Quo vadis – Australian foreign policy and ANZUS.
Summary. We have a unique moment to do something Australia has never done – make a rational distinction between our national interests and our enduring regard for the US.
When Penny Wong came out of the shadow Foreign Affairs closet and declared that as a result of the Trump election Australia is at a ‘change point’, the pent-up sigh of relief from many Australians was almost audible. Together with Paul Keating’s call for us to ‘cut the tag’ and Bill Shorten’s cautious endorsement, it seemed that we might at last be about (in Wong’s words) to ‘define an independent foreign policy’, even while that would be ‘within an alliance framework’.
The need for it is as old as Federation itself. Australia is so habituated to getting our foreign and defence policies first from London and then Washington that we have not developed the skills of identifying and promoting our own interests as other middle powers do. Our Asian neighbours know how to achieve their aims without fighting, and none of them gets dragged into – or volunteers for – their allies’ expeditionary wars as Australia has repeatedly done. If we don’t put and end to this habit, we will dig ourselves deeper into the Middle East hole we are in, and could find ourselves in new ones such as Iran or the South China Sea. And for what? To ensure that when we need it, the United States will defend us.

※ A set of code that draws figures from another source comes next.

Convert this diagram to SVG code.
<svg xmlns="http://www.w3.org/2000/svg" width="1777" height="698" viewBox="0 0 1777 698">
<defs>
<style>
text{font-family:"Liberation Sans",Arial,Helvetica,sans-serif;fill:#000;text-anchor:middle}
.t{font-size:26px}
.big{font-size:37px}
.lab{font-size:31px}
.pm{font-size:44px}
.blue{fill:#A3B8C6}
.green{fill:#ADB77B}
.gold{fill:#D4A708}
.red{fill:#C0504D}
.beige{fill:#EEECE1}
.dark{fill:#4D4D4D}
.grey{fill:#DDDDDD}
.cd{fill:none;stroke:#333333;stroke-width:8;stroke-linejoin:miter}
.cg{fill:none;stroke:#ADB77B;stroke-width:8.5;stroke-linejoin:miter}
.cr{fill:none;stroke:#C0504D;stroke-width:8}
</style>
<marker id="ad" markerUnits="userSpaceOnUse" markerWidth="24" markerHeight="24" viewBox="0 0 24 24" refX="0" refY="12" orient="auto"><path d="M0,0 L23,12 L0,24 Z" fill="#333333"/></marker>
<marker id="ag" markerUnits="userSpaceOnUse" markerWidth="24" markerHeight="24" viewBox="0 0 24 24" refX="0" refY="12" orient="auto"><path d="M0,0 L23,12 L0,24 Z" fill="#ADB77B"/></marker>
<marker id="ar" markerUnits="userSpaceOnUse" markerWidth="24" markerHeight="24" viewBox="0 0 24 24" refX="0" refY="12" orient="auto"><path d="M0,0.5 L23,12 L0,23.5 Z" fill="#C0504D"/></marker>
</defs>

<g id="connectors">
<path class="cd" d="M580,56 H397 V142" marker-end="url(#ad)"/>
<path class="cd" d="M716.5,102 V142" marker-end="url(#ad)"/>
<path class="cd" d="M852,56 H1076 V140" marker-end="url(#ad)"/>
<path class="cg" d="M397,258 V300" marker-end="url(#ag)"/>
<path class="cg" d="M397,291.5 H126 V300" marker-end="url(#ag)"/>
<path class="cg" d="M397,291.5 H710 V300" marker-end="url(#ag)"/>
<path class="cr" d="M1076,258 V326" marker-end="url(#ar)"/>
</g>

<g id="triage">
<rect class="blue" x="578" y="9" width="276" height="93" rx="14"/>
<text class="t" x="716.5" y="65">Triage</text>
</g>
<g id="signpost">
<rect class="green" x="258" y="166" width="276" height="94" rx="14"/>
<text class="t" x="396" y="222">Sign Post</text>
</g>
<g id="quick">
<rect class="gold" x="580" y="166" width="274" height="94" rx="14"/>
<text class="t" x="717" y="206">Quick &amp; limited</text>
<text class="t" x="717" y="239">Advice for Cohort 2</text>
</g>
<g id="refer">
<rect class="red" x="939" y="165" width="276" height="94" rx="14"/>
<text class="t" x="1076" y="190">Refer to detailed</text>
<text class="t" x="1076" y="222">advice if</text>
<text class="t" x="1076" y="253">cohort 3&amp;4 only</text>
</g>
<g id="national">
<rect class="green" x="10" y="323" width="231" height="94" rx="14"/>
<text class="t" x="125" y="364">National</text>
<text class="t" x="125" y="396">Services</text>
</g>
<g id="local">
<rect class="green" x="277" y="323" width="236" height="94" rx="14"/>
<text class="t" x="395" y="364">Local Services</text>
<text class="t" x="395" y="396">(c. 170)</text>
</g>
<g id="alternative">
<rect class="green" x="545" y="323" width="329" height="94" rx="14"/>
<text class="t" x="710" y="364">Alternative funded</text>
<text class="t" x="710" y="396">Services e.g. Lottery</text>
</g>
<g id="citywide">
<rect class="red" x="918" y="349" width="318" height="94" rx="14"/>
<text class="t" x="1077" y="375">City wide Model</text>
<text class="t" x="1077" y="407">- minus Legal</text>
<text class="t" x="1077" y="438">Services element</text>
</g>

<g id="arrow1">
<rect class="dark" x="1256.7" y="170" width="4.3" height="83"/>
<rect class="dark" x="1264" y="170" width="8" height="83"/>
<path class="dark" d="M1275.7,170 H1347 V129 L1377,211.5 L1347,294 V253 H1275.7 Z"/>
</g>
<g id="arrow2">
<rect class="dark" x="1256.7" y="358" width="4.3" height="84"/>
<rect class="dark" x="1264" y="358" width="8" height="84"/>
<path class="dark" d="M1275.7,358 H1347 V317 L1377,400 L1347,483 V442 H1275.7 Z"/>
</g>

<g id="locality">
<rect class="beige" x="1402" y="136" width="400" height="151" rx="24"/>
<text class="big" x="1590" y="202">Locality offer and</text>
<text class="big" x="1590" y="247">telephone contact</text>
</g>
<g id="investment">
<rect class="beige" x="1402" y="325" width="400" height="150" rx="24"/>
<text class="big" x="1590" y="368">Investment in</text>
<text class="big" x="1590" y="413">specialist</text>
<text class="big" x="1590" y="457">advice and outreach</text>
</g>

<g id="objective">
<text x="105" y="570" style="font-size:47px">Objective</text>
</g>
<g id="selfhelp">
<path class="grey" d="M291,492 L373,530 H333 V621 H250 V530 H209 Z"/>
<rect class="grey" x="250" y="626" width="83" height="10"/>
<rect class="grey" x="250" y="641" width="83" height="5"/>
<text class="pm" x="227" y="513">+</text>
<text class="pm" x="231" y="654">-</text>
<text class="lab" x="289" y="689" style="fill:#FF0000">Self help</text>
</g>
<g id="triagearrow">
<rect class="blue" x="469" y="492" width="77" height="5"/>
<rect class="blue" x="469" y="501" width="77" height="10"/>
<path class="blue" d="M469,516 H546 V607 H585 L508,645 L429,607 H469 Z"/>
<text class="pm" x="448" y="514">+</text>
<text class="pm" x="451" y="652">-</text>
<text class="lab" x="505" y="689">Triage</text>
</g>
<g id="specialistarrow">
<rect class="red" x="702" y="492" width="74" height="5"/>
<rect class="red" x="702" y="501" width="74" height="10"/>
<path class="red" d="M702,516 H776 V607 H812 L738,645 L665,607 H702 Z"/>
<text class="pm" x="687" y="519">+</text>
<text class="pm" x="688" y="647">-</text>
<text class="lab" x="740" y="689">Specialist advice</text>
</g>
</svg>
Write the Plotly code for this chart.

Any Australian who has paid attention knows that the United States is no more obliged to defend us than we are to fight for them. The ANZUS treaty of 1952 has been made by recent Australian governments into a guarantee and commitment which it is not. Successive American leaders have repeated that the United States only goes to war in its own interests: ‘your freedom is yours to defend’, as the Bush administration’s Richard Armitage made clear. So in spite of amazing events in Washington, nothing has really changed for Australia with the prospective incumbency of Donald and the Trumpettes.
Those who voted for him will have to cope with the domestic consequences, and the world will have to tackle him on climate change. But President Trump may achieve detente with Russia, which is no bad thing, and if the Trans Pacific Partnership wasn’t good enough for the Americans, it could well have been worse for Australia. If he demands that Japan and South Korea pay more for the dubious benefits of US bases on their territory than they already do, might they change their minds about needing them? If he discovers the US has bases in Australia too, might he tear up the recently-haggled agreement about who pays for what in Darwin and want us to pay for everything? In which case, might the Coalition reject Julia Gillard’s creation as overpriced? Might an Australian government, at last, instead of continuing to offer a military platform to a hegemony in decline, look to our future interests by building better relations in our region?
We have a unique moment to do something Australia has never done: make a rational distinction between our national interests and our enduring regard for the United States. Of course, this seems unthinkable to people whose working lives have been devoted to ‘keeping the US involved’ in our region – that is, defending Australia. The Lowy Institute’s Michael Fullilove wasted no time in reciting the mantra about the benefits Australia gets from the alliance – access in Washington, military equipment, intelligence. Penny Wong herself seemed to have second thoughts when she told the Australian Institute of International Affairs on 21 November that the ALP wasn’t interested in giving Parliament a say in decisions for war (as Westminster now has), Maybe pressure is already being applied to keep us in line. But if we let Wong’s ‘change point’ slip, we won’t see another like it for a long time.
Dr Alison Broinowski is Vice-President of Australians for War Powers Reform and Vice President of Honest History.